Skip every picture, and extract verbatim the lines from the line containing "What Chart.js code" to the line containing "const coarseShare = '4,85'", both lines included.

———

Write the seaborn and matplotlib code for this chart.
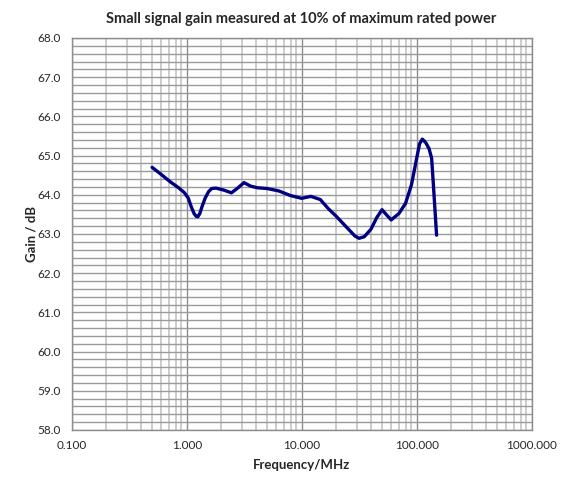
import pandas as pd
import seaborn as sns
import matplotlib.pyplot as plt
from matplotlib.ticker import LogLocator, MultipleLocator, FuncFormatter, NullFormatter

# data
freq_mhz = [0.5, 0.6, 0.72, 0.85, 0.95, 1.03, 1.1, 1.16, 1.21, 1.25, 1.3, 1.36,
            1.45, 1.55, 1.65, 1.8, 2.1, 2.45, 2.8, 3.15, 3.6, 4.1, 5.0, 6.3,
            8.0, 10.0, 12.0, 14.5, 17.0, 20.0, 25.0, 29.0, 31.5, 35.0, 40.0,
            45.0, 50.0, 55.0, 60.0, 70.0, 80.0, 90.0, 100.0, 106.0, 112.0,
            120.0, 128.0, 135.0, 141.0, 149.0]
gain_db = [64.70, 64.52, 64.33, 64.18, 64.06, 63.92, 63.68, 63.52, 63.45, 63.44,
           63.52, 63.70, 63.92, 64.08, 64.16, 64.17, 64.12, 64.05, 64.18, 64.31,
           64.22, 64.18, 64.16, 64.10, 63.98, 63.91, 63.96, 63.88, 63.65, 63.45,
           63.15, 62.95, 62.89, 62.93, 63.12, 63.42, 63.62, 63.48, 63.36, 63.52,
           63.78, 64.25, 64.93, 65.30, 65.42, 65.33, 65.18, 64.93, 64.08, 62.97]

df = pd.DataFrame({'freq': freq_mhz, 'gain': gain_db})

sns.set_style('white')
plt.rcParams['font.family'] = ['Lato', 'DejaVu Sans']

fig = plt.figure(figsize=(5.62, 4.79), dpi=100)
ax = fig.add_axes([0.1276, 0.1023, 0.8184, 0.8184])

sns.lineplot(data=df, x='freq', y='gain', color='#000080', linewidth=2.4, ax=ax, sort=False)

ax.set_xscale('log')
ax.set_xlim(0.1, 1000)
ax.set_ylim(58, 68)

ax.xaxis.set_major_locator(LogLocator(base=10))
ax.xaxis.set_minor_locator(LogLocator(base=10, subs=range(2, 10)))
ax.xaxis.set_major_formatter(FuncFormatter(lambda v, p: f'{v:.3f}'))
ax.xaxis.set_minor_formatter(NullFormatter())
ax.yaxis.set_major_locator(MultipleLocator(1))
ax.yaxis.set_minor_locator(MultipleLocator(0.2))
ax.yaxis.set_major_formatter(FuncFormatter(lambda v, p: f'{v:.1f}'))

# grid
ax.grid(which='major', axis='x', color='#8c8c8c', linewidth=1.0)
ax.grid(which='minor', axis='x', color='#cccccc', linewidth=1.4)
ax.grid(which='both', axis='y', color='#9a9a9a', linewidth=1.0)
ax.set_axisbelow(True)

for s in ax.spines.values():
    s.set_color('#8c8c8c')
    s.set_linewidth(1.0)

ax.tick_params(which='major', length=4, color='#8c8c8c', labelsize=8.5)
ax.tick_params(which='minor', length=0)
ax.tick_params(axis='y', pad=4)
ax.tick_params(axis='x', pad=3)

ax.set_title('Small signal gain measured at 10% of maximum rated power',
             fontsize=10.5, fontweight='bold', pad=11)
ax.set_xlabel('Frequency/MHz', fontsize=9.5, fontweight='bold', labelpad=6)
ax.set_ylabel('Gain / dB', fontsize=9.5, fontweight='bold', labelpad=6)
ax.yaxis.set_label_coords(-0.075, 0.5)

fig.savefig('out.png', dpi=100)
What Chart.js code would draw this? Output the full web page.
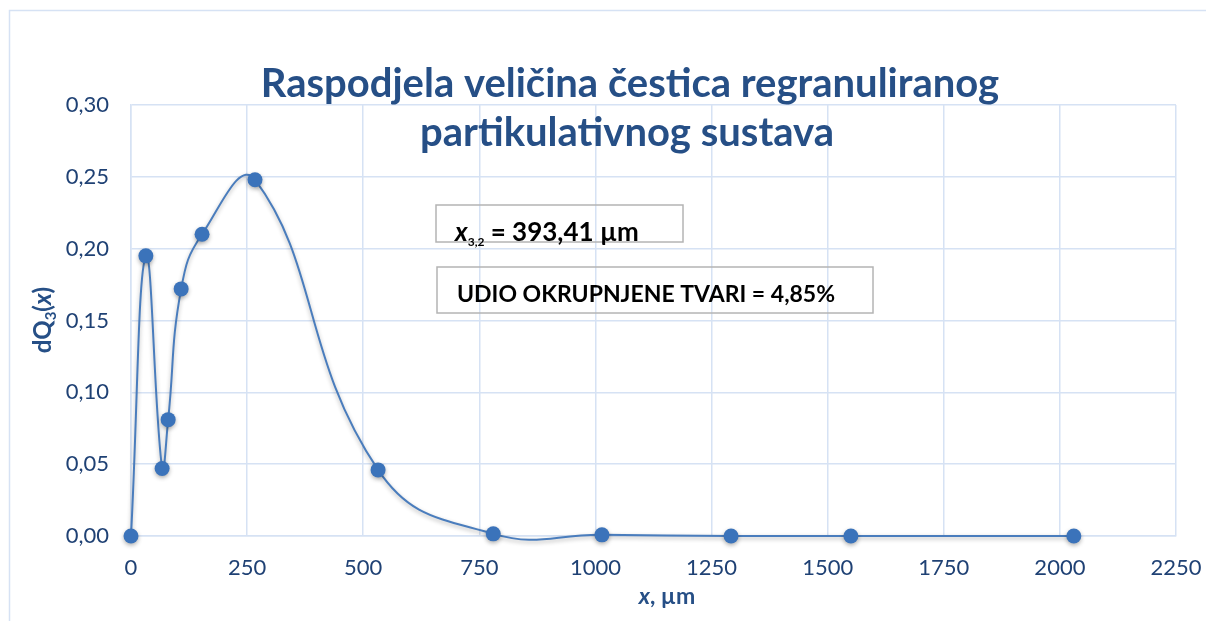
<!DOCTYPE html>
<html>
<head>
<meta charset="utf-8">
<script src="https://cdn.jsdelivr.net/npm/chart.js@4/dist/chart.umd.min.js"></script>
<style>
  html, body { margin: 0; padding: 0; background: #fff; }
  #wrap { width: 1206px; height: 621px; position: relative; }
</style>
</head>
<body>
<div id="wrap"><canvas id="psdChart"></canvas></div>
<script>
// particle size (um) and differential distribution dQ3(x)
const sizes = [0, 32, 67, 80, 108, 153, 267, 532, 780, 1014, 1292, 1550, 2030]
const dQ3 = [0, 0.195, 0.047, 0.081, 0.172, 0.210, 0.248, 0.046, 0.0015, 0.0008, 0, 0, 0]
const xTicks = [0, 250, 500, 750, 1000, 1250, 1500, 1750, 2000, 2250]
const yTicks = [0, 0.05, 0.10, 0.15, 0.20, 0.25, 0.30]

const titleLines = ['Raspodjela veličina čestica regranuliranog', 'partikulativnog sustava']
const sauterMean = '393,41'
const coarseShare = '4,85'

const FONT = 'Lato, "Open Sans", sans-serif'
const GRID = '#d6e2f4'
const DARK = '#1f4174'
const TITLE_BLUE = '#264f86'

// draws a row of text pieces with their own fonts, e.g. italic x + subscript
function drawRuns(ctx, runs, x, y, align) {
    let total = 0
    runs.forEach(r => { ctx.font = r.font; total += ctx.measureText(r.text).width })
    let cx = align === 'center' ? x - total / 2 : x
    runs.forEach(r => {
        ctx.font = r.font
        ctx.fillText(r.text, cx, y + (r.dy || 0))
        cx += ctx.measureText(r.text).width
    })
}

const frame = {
    id: 'frame',
    beforeDraw(chart) {
        const ctx = chart.ctx
        ctx.save()
        ctx.fillStyle = '#fff'
        ctx.fillRect(0, 0, chart.width, chart.height)
        ctx.strokeStyle = GRID
        ctx.lineWidth = 1.5
        ctx.beginPath()
        ctx.moveTo(9.5, chart.height)
        ctx.lineTo(9.5, 10.5)
        ctx.lineTo(chart.width, 10.5)
        ctx.stroke()
        ctx.restore()
    },
    afterDraw(chart) {
        const ctx = chart.ctx
        ctx.save()
        ctx.textBaseline = 'alphabetic'

        // chart title
        ctx.fillStyle = TITLE_BLUE
        ctx.textAlign = 'center'
        ctx.font = 'bold 40px ' + FONT
        ctx.fillText(titleLines[0], 630, 97)
        ctx.fillText(titleLines[1], 627, 146)

        // axis titles
        ctx.textAlign = 'left'
        drawRuns(ctx, [
            { text: 'x', font: 'italic bold 23px ' + FONT },
            { text: ', µm', font: 'bold 23px ' + FONT }
        ], 667, 604, 'center')

        ctx.save()
        ctx.translate(51, 320)
        ctx.rotate(-Math.PI / 2)
        drawRuns(ctx, [
            { text: 'dQ', font: 'bold 24px ' + FONT },
            { text: '3', font: 'bold 15px ' + FONT, dy: 5 },
            { text: '(', font: 'bold 24px ' + FONT },
            { text: 'x', font: 'italic bold 24px ' + FONT },
            { text: ')', font: 'bold 24px ' + FONT }
        ], 0, 0, 'center')
        ctx.restore()

        // info boxes
        ctx.strokeStyle = '#b4b4b4'
        ctx.lineWidth = 1.5
        ctx.strokeRect(436, 205, 247, 37)
        ctx.strokeRect(437, 267, 436, 46)
        ctx.fillStyle = '#000'
        drawRuns(ctx, [
            { text: 'x', font: 'italic bold 26px ' + FONT },
            { text: '3,2', font: 'bold 12px ' + FONT, dy: 5 },
            { text: ' = ' + sauterMean + ' µm', font: 'bold 26px ' + FONT }
        ], 455, 241)
        drawRuns(ctx, [
            { text: 'UDIO OKRUPNJENE TVARI = ' + coarseShare + '%', font: 'bold 23px ' + FONT }
        ], 457, 302)
        ctx.restore()
    }
}

// soft drop shadow under the line and markers
const shadow = {
    id: 'shadow',
    beforeDatasetsDraw(chart) {
        const ctx = chart.ctx
        ctx.save()
        ctx.shadowColor = 'rgba(0, 0, 0, 0.3)'
        ctx.shadowBlur = 4
        ctx.shadowOffsetY = 2
    },
    afterDatasetsDraw(chart) {
        chart.ctx.restore()
    }
}

const comma = (v, d) => v.toFixed(d).replace('.', ',')

new Chart(document.getElementById('psdChart'), {
    type: 'scatter',
    data: {
        datasets: [{
            data: sizes.map((x, i) => ({ x: x, y: dQ3[i] })),
            showLine: true,
            tension: 0.45,
            borderColor: '#4a7dbd',
            borderWidth: 2,
            pointRadius: 7.5,
            pointBackgroundColor: '#3b73ba',
            pointBorderWidth: 0,
            capBezierPoints: false,
            clip: false
        }]
    },
    options: {
        responsive: true,
        maintainAspectRatio: false,
        animation: false,
        layout: { padding: { left: 0, right: 30, top: 105, bottom: 0 } },
        plugins: {
            legend: { display: false },
            tooltip: { enabled: false }
        },
        scales: {
            x: {
                type: 'linear',
                min: xTicks[0],
                max: xTicks[xTicks.length - 1],
                afterBuildTicks: s => { s.ticks = xTicks.map(v => ({ value: v })) },
                afterFit: s => {
                    s.height = 85
                    s.paddingLeft = 0
                    s.paddingRight = 0
                },
                grid: { color: GRID, lineWidth: 1.5, drawTicks: false },
                border: { color: GRID, width: 1.5 },
                ticks: {
                    padding: 19,
                    color: DARK,
                    font: { family: FONT, size: 22 },
                    maxRotation: 0,
                    callback: v => String(v)
                }
            },
            y: {
                min: yTicks[0],
                max: yTicks[yTicks.length - 1],
                afterBuildTicks: s => { s.ticks = yTicks.map(v => ({ value: v })) },
                afterFit: s => {
                    s.width = 131
                    s.paddingTop = 0
                    s.paddingBottom = 0
                },
                grid: { color: GRID, lineWidth: 1.5, drawTicks: false },
                border: { color: GRID, width: 1.5 },
                ticks: {
                    padding: 22,
                    color: DARK,
                    font: { family: FONT, size: 22 },
                    callback: v => comma(v, 2)
                }
            }
        }
    },
    plugins: [frame, shadow]
})
</script>
</body>
</html>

———

## PROBLEM SOLUTION
What Chart.js code would draw this? Output the full web page.
<!DOCTYPE html>
<html>
<head>
<meta charset="utf-8">
<script src="https://cdn.jsdelivr.net/npm/chart.js@4/dist/chart.umd.min.js"></script>
<style>
  html, body { margin: 0; padding: 0; background: #fff; }
  #wrap { width: 1206px; height: 621px; position: relative; }
</style>
</head>
<body>
<div id="wrap"><canvas id="psdChart"></canvas></div>
<script>
// particle size (um) and differential distribution dQ3(x)
const sizes = [0, 32, 67, 80, 108, 153, 267, 532, 780, 1014, 1292, 1550, 2030]
const dQ3 = [0, 0.195, 0.047, 0.081, 0.172, 0.210, 0.248, 0.046, 0.0015, 0.0008, 0, 0, 0]
const xTicks = [0, 250, 500, 750, 1000, 1250, 1500, 1750, 2000, 2250]
const yTicks = [0, 0.05, 0.10, 0.15, 0.20, 0.25, 0.30]

const titleLines = ['Raspodjela veličina čestica regranuliranog', 'partikulativnog sustava']
const sauterMean = '393,41'
const coarseShare = '4,85'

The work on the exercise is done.